● DATA EXCERPT:

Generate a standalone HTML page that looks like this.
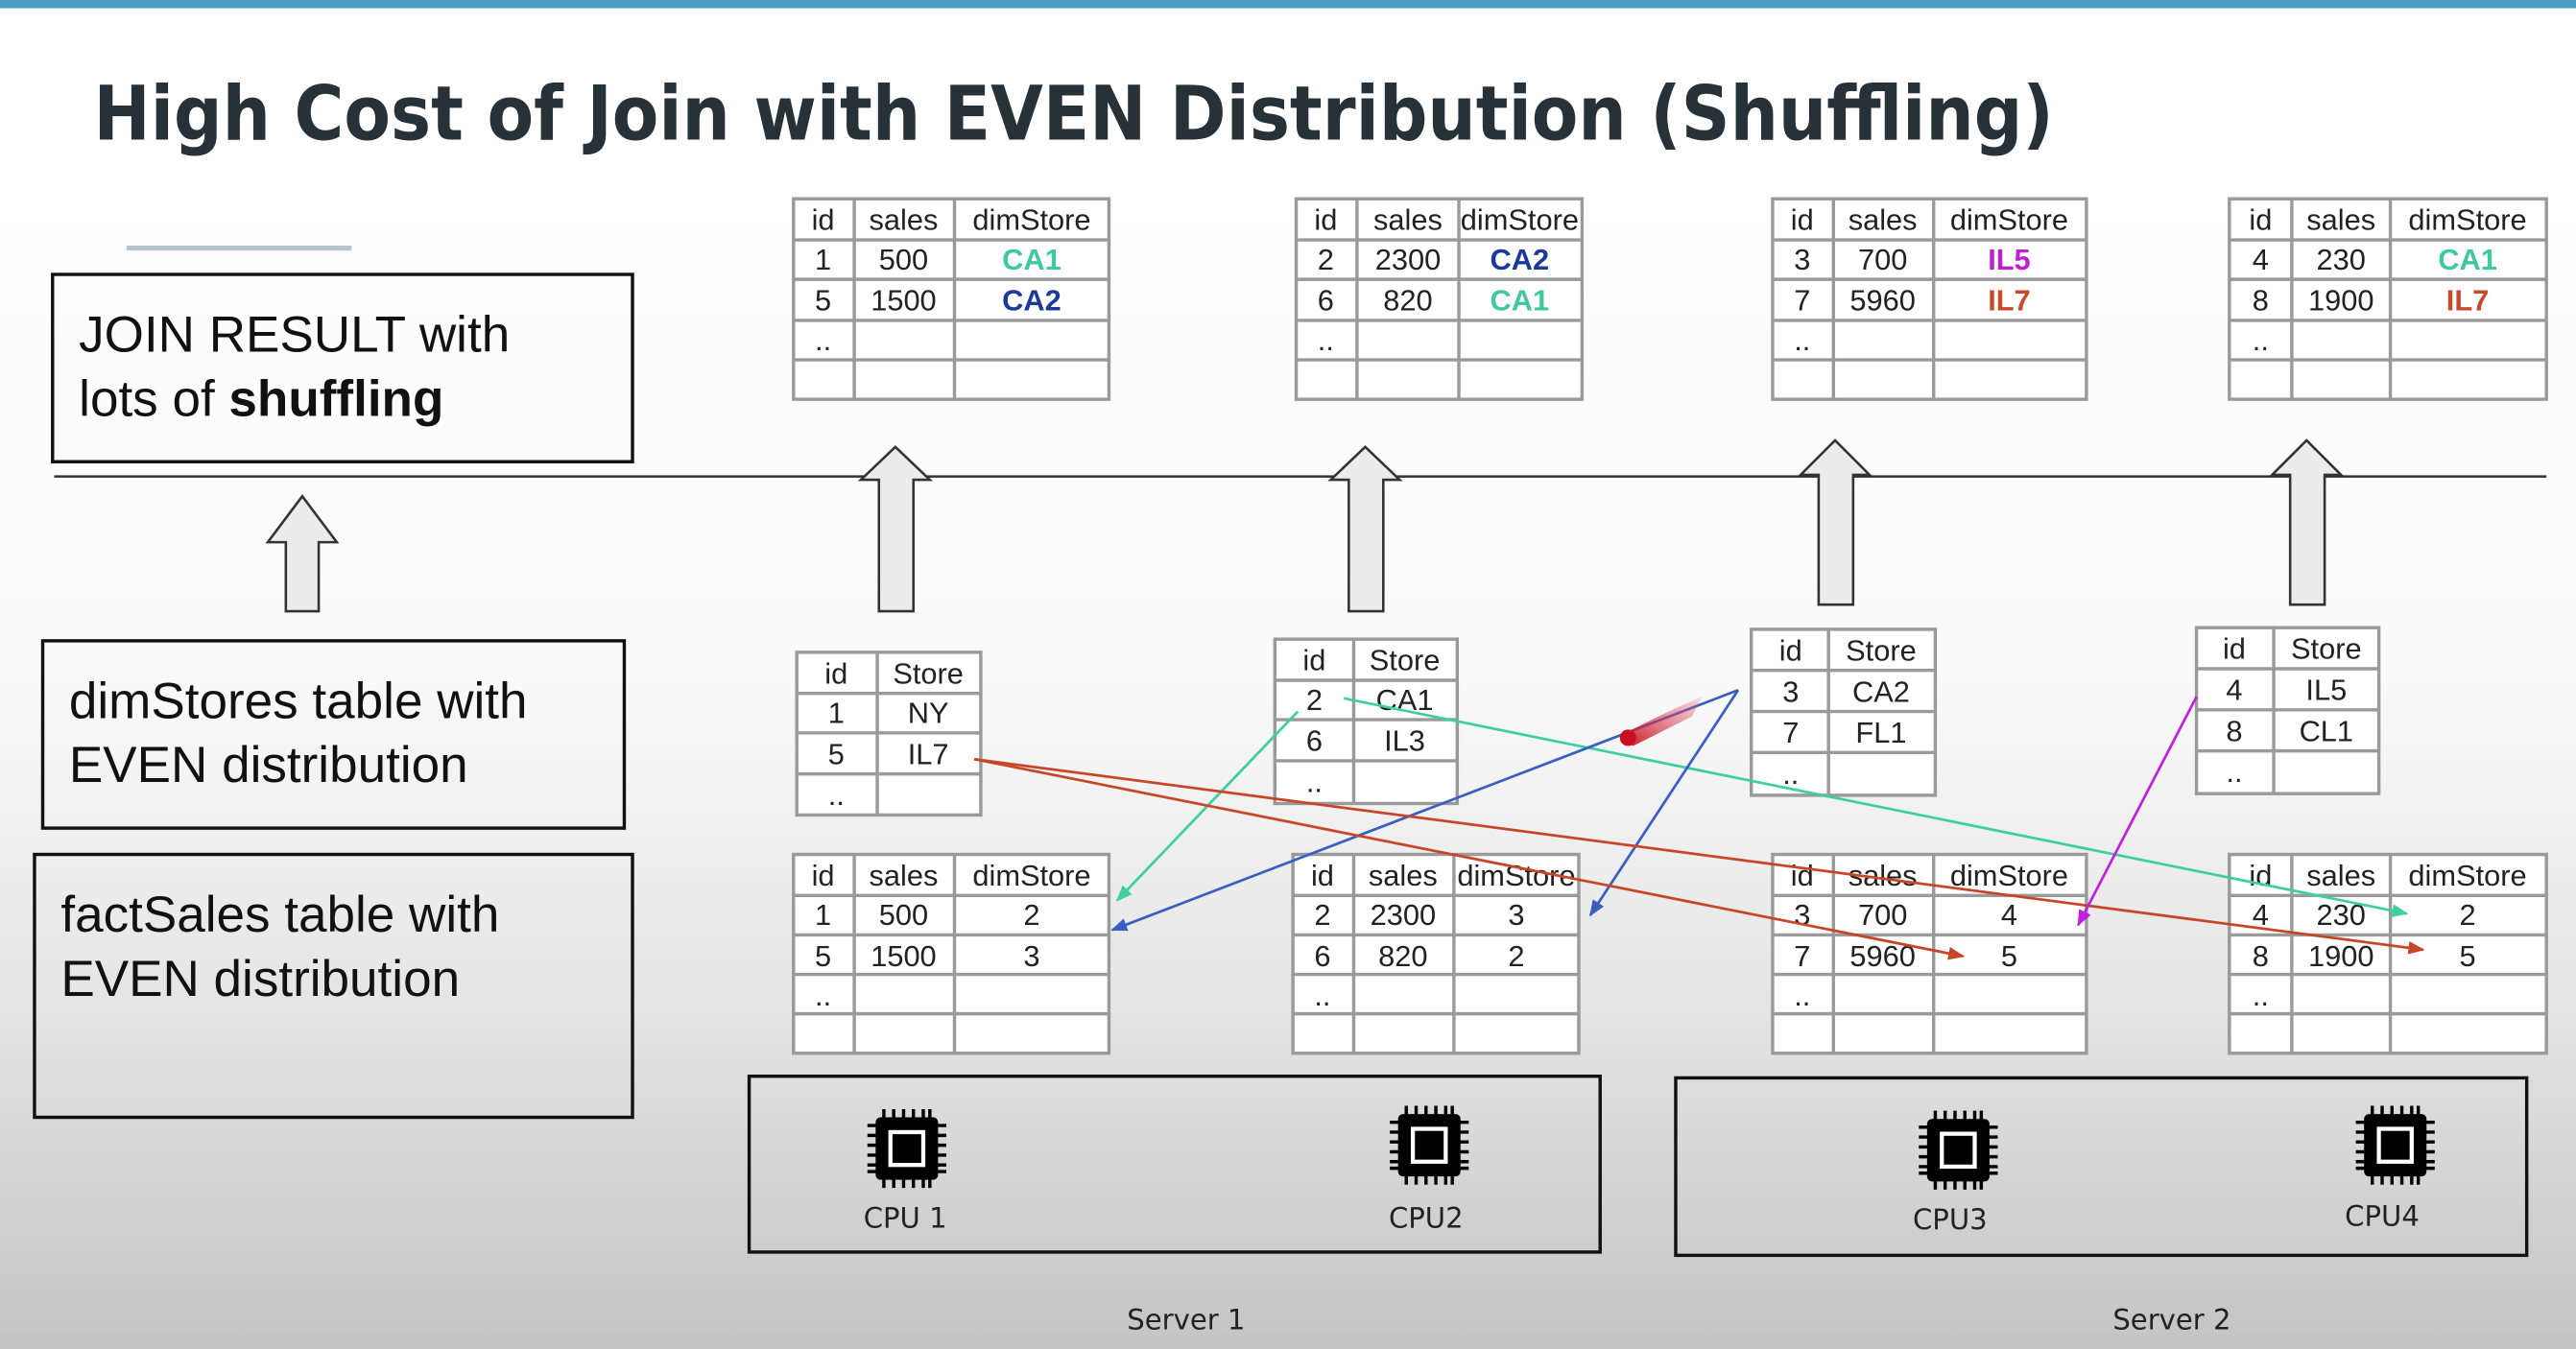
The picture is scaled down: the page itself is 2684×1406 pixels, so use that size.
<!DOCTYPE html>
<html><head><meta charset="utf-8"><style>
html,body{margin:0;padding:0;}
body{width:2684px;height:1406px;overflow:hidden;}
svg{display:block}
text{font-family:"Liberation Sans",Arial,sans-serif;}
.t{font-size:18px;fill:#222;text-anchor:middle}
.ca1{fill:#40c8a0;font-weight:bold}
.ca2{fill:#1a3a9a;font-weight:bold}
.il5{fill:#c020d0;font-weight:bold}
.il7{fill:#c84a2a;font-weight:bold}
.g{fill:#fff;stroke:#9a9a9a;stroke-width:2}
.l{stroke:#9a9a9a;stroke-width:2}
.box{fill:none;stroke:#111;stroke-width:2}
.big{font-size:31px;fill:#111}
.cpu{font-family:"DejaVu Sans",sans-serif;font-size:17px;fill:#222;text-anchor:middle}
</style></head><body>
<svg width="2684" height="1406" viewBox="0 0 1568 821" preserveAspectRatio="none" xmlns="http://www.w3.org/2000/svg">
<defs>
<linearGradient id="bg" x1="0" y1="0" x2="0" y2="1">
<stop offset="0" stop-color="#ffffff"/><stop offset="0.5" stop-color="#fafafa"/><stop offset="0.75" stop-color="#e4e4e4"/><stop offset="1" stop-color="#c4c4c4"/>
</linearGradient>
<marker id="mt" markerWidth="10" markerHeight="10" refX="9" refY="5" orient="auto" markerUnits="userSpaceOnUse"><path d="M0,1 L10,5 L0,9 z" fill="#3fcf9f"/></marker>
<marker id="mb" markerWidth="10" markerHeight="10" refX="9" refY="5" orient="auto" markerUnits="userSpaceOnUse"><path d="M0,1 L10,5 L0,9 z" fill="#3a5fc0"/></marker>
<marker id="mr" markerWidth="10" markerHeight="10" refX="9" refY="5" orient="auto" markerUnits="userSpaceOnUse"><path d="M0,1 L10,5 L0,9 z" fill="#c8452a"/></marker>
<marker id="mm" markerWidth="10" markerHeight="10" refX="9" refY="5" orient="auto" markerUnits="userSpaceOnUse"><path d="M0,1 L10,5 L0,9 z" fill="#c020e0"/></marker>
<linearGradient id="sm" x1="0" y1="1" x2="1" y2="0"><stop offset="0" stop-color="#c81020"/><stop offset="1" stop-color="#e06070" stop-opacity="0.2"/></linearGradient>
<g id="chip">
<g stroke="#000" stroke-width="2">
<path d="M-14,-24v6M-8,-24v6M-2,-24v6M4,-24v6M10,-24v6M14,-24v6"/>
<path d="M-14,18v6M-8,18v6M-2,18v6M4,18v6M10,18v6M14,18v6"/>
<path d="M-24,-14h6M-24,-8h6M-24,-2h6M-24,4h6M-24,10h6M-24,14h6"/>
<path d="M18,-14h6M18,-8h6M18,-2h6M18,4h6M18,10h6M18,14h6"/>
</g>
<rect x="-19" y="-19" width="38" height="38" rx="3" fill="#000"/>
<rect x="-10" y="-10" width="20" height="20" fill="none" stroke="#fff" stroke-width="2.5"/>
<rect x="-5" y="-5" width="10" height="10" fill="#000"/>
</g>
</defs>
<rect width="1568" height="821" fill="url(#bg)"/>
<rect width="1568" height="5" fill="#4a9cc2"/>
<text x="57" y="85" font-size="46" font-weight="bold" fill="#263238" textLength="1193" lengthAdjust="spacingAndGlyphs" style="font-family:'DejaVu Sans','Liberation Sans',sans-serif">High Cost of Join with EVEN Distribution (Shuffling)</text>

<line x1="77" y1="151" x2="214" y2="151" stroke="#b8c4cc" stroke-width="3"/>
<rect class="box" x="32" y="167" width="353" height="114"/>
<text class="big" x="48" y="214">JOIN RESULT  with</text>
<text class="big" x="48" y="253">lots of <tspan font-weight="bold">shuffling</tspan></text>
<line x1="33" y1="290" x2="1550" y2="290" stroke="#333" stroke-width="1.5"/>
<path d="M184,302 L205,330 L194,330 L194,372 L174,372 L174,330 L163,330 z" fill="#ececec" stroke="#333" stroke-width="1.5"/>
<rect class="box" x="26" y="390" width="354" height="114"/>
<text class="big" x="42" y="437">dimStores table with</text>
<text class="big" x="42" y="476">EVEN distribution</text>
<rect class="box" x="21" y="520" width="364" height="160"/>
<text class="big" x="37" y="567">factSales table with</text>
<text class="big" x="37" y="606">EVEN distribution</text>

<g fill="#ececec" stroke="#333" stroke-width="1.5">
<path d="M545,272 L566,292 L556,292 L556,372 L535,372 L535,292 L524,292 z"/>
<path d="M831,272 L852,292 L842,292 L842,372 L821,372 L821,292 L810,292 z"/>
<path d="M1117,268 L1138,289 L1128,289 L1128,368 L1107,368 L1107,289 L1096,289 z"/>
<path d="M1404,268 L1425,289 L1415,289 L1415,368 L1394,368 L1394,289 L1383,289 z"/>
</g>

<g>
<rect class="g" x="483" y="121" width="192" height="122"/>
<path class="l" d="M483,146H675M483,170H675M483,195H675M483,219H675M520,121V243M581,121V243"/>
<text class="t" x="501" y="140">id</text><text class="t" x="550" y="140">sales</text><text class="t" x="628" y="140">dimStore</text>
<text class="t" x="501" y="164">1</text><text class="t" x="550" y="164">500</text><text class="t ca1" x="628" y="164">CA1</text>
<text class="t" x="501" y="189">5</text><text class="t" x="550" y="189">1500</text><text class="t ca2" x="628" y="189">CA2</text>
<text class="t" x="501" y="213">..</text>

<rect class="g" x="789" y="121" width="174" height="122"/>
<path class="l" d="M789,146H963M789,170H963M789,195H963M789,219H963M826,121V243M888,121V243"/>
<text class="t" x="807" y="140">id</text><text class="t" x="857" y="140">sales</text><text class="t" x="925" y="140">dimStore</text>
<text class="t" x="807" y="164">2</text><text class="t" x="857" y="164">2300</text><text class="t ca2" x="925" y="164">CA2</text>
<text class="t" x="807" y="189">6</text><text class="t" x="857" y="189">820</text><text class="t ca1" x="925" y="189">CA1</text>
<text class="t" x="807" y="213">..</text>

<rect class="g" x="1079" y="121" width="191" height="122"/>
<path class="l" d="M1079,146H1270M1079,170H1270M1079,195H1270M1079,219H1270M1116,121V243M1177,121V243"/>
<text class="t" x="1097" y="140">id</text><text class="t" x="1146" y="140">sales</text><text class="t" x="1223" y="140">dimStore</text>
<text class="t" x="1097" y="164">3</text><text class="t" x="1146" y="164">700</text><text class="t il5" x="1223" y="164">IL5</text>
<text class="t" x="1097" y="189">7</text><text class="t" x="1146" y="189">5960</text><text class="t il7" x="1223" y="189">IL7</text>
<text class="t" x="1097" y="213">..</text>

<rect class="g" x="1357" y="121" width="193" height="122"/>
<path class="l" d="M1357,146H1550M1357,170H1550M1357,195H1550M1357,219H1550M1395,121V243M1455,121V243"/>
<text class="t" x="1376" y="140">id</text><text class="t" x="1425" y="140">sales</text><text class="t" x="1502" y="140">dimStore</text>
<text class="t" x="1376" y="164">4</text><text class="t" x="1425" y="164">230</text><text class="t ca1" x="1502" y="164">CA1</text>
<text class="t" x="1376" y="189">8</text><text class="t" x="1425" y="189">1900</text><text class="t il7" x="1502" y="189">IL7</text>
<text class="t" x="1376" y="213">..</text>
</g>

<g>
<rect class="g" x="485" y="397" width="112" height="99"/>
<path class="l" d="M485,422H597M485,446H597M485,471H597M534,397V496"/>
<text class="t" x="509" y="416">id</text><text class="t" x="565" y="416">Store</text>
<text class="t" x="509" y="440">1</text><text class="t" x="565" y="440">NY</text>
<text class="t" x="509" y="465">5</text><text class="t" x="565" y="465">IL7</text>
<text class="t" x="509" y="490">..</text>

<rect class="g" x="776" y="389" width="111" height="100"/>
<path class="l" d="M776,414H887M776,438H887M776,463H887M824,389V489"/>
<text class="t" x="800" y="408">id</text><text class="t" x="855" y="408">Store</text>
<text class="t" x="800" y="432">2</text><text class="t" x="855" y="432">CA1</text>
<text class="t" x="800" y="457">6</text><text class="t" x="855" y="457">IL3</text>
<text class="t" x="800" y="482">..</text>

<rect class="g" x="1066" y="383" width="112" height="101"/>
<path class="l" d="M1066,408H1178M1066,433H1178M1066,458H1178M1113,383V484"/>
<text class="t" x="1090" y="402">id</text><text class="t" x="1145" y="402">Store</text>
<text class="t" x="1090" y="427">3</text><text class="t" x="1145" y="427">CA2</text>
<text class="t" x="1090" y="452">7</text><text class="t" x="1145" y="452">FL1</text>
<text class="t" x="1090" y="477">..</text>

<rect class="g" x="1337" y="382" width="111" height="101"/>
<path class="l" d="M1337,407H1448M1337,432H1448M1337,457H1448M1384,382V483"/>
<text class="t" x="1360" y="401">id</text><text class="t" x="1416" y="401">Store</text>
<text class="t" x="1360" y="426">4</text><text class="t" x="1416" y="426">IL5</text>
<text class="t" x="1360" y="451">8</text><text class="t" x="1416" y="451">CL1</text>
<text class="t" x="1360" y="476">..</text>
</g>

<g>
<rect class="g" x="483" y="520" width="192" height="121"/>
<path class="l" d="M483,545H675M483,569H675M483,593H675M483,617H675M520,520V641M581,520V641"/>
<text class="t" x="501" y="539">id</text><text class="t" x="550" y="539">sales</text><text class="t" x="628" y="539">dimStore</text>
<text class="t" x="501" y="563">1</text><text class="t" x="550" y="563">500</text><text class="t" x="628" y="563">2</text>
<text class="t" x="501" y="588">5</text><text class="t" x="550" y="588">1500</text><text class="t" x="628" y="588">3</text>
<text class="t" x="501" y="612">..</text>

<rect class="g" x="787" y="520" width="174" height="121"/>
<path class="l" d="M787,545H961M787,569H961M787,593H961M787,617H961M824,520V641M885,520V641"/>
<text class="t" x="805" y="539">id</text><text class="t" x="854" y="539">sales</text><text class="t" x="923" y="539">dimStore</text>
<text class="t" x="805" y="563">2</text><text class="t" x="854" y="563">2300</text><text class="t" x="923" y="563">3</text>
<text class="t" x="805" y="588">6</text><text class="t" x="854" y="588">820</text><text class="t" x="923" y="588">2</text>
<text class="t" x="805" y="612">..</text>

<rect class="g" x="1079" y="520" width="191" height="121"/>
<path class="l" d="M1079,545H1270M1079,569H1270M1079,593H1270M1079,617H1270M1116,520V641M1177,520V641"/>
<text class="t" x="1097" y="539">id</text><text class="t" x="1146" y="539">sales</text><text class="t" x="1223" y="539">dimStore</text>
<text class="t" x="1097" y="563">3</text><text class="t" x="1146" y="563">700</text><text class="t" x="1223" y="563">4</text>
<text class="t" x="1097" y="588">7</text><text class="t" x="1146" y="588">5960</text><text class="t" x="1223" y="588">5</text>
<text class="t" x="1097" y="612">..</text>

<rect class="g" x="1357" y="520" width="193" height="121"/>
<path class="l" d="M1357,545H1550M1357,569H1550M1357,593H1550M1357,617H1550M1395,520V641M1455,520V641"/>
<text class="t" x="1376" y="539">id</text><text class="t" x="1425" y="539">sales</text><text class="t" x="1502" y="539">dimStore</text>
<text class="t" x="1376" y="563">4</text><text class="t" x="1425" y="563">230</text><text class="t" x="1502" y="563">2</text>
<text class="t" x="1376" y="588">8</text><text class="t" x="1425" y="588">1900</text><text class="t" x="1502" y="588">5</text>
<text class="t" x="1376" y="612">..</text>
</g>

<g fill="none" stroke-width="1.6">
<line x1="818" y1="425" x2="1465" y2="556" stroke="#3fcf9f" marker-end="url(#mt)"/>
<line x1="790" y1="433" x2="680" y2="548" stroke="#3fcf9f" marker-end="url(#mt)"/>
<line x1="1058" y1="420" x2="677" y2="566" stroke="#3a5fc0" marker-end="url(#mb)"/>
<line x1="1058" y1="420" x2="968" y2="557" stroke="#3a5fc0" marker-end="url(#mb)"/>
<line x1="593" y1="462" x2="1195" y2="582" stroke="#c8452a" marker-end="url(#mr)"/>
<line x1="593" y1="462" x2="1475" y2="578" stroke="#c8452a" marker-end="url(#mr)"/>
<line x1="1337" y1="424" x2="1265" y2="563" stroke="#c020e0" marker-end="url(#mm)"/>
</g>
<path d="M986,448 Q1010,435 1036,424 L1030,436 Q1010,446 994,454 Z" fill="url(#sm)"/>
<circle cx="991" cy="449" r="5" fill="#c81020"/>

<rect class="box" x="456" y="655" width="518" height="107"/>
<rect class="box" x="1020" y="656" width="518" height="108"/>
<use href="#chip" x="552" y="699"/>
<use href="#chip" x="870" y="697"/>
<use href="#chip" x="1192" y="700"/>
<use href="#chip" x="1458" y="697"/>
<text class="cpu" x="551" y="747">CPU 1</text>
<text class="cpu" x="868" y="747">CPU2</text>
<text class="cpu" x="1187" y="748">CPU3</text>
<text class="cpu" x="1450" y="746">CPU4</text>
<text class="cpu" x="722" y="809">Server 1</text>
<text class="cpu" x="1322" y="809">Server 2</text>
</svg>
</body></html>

● EXERCISE GOAL:
Out of the material above, gather each line where "size" appears.

● FINAL RESULT:
The picture is scaled down: the page itself is 2684×1406 pixels, so use that size.
.t{font-size:18px;fill:#222;text-anchor:middle}
.big{font-size:31px;fill:#111}
.cpu{font-family:"DejaVu Sans",sans-serif;font-size:17px;fill:#222;text-anchor:middle}
<text x="57" y="85" font-size="46" font-weight="bold" fill="#263238" textLength="1193" lengthAdjust="spacingAndGlyphs" style="font-family:'DejaVu Sans','Liberation Sans',sans-serif">High Cost of Join with EVEN Distribution (Shuffling)</text>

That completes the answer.